Ingredients:
- 300g strong bread flour (plus extra for dusting)
- 7g dried active yeast
- 1 tsp fine sea salt
- 200ml lukewarm water
- 2 tbsp olive oil (plus extra for greasing)
Instructions:
- Combine lukewarm water and yeast in a small bowl. Let stand for 5-10 minutes, until foamy.
- In a large bowl, whisk together flour and salt.
- Pour the yeast mixture and olive oil into the flour mixture. Mix until a shaggy dough forms.
- Knead: Turn the dough out onto a lightly floured surface and knead for 5-7 minutes until smooth and elastic. No-Knead: Cover the bowl and leave in fridge for at least 8 hours or up to 24 hours.
- Place the dough in a lightly oiled bowl, turning to coat. Cover and let rise in a warm place for at least 2 hours, or until doubled in size.

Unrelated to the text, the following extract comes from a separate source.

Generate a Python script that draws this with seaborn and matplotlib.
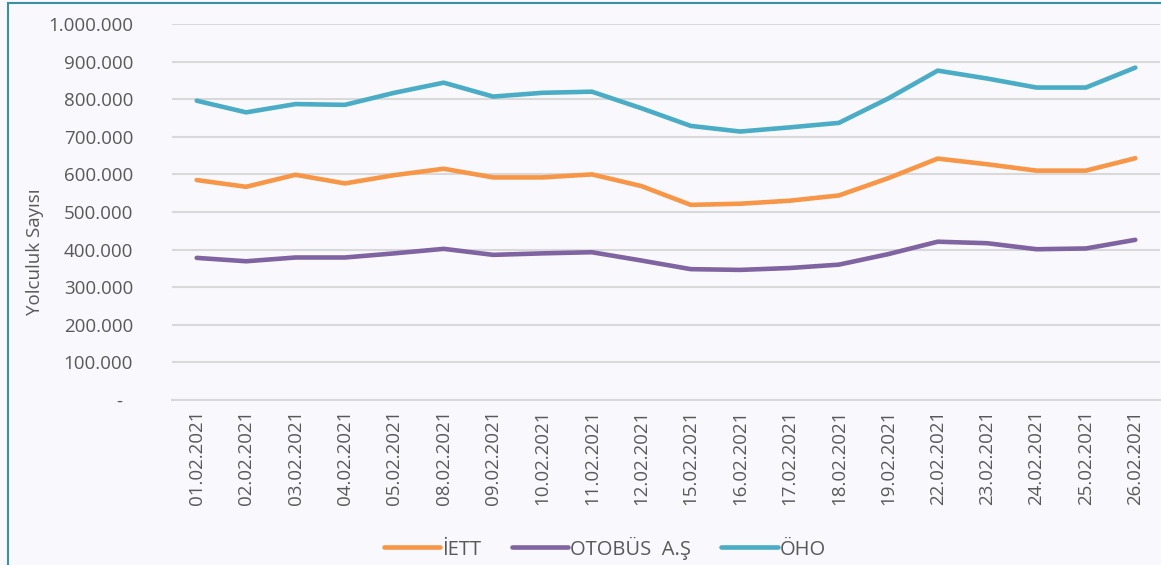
import pandas as pd
import seaborn as sns
import matplotlib.pyplot as plt
from matplotlib.patches import Rectangle
from matplotlib.ticker import FuncFormatter, FixedLocator

# values
dates = ['01.02.2021', '02.02.2021', '03.02.2021', '04.02.2021', '05.02.2021',
         '08.02.2021', '09.02.2021', '10.02.2021', '11.02.2021', '12.02.2021',
         '15.02.2021', '16.02.2021', '17.02.2021', '18.02.2021', '19.02.2021',
         '22.02.2021', '23.02.2021', '24.02.2021', '25.02.2021', '26.02.2021']
iett = [585000, 567000, 599000, 576000, 598000, 615000, 592000, 592000, 600000, 569000,
        519000, 522000, 530000, 544000, 590000, 642000, 627000, 610000, 610000, 643000]
otobus = [378000, 369000, 379000, 379000, 390000, 402000, 386000, 390000, 393000, 371000,
          348000, 346000, 351000, 360000, 388000, 421000, 417000, 401000, 403000, 426000]
oho = [796000, 765000, 787000, 785000, 817000, 844000, 807000, 817000, 820000, 776000,
       729000, 714000, 725000, 737000, 802000, 876000, 855000, 831000, 831000, 884000]
series_names = ['İETT', 'OTOBÜS  A.Ş', 'ÖHO']
colors = ['#F79646', '#8064A2', '#4BACC6']

df = pd.concat([
    pd.DataFrame({'tarih': dates, 'yolculuk': vals, 'seri': name})
    for name, vals in zip(series_names, [iett, otobus, oho])
])

sns.set_style('white')
plt.rcParams['font.family'] = ['Open Sans', 'DejaVu Sans']

bg = '#f9f9fd'
text_color = '#595959'
grid_color = '#d9d9d9'

fig = plt.figure(figsize=(11.61, 5.65), dpi=100, facecolor=bg)
ax = fig.add_axes([172 / 1161, 1 - 400 / 565, (1160 - 172) / 1161, (400 - 24) / 565])
ax.set_facecolor(bg)

sns.lineplot(data=df, x='tarih', y='yolculuk', hue='seri', palette=colors,
             linewidth=3.3, sort=False, ax=ax, legend=False)
for line in ax.lines:
    line.set_solid_capstyle('round')
    line.set_solid_joinstyle('round')

ax.set_xlim(-0.5, len(dates) - 0.5)
ax.set_ylim(0, 1000000)
ax.set_yticks(range(0, 1000001, 100000))
ax.yaxis.set_major_formatter(FuncFormatter(
    lambda v, p: '-  ' if v == 0 else f'{int(v):,}'.replace(',', '.')))
ax.grid(axis='y', color=grid_color, linewidth=1.5)
ax.set_axisbelow(True)

ax.set_xticks(range(len(dates)))
ax.set_xticklabels(dates, rotation=90)
ax.xaxis.set_minor_locator(FixedLocator([i - 0.5 for i in range(len(dates) + 1)]))
ax.tick_params(axis='x', which='major', length=0, pad=7, labelsize=13.5, labelcolor=text_color)
ax.tick_params(axis='x', which='minor', length=5, width=1.3, color=grid_color)
ax.tick_params(axis='y', length=0, pad=28, labelsize=13.5, labelcolor=text_color)

for s in ['top', 'right', 'left']:
    ax.spines[s].set_visible(False)
ax.spines['bottom'].set_color(grid_color)
ax.spines['bottom'].set_linewidth(1.5)

ax.set_xlabel('')
ax.set_ylabel('')
fig.text(35 / 1161, 1 - 252 / 565, 'Yolculuk Sayısı', rotation=90, fontsize=13.5,
         color=text_color, ha='center', va='center')

handles = [plt.Line2D([], [], color=c, linewidth=3.3, solid_capstyle='round') for c in colors]
fig.legend(handles, series_names, loc='center', bbox_to_anchor=(605 / 1161, 1 - 548 / 565),
           ncol=3, frameon=False, fontsize=14.5, labelcolor=text_color,
           handlelength=2.8, handletextpad=0.1, columnspacing=1.5)

# chart area border
fig.patches.append(Rectangle((8 / 1161, -0.1), 1.2, 1.1 - 3 / 565, transform=fig.transFigure,
                             fill=False, edgecolor='#3a8fa3', linewidth=1.5))

fig.savefig('out.png', dpi=100, facecolor=bg)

- Gently punch down the dough (or remove from fridge). Divide in half.
- On a lightly floured surface, stretch or roll out each portion of dough into a thin, 12-inch circle. Place on a floured pizza peel (if using) or baking sheet.
- Top each pizza with your favorite toppings. Don't overload, especially with a thin crust!
- Preheat oven to its highest setting (ideally 250°C/482°F or higher) with a pizza stone inside (if using). Bake for 8-12 minutes, or until the crust is golden brown and the cheese is melted and bubbly.
- Remove from oven, slice, and serve immediately.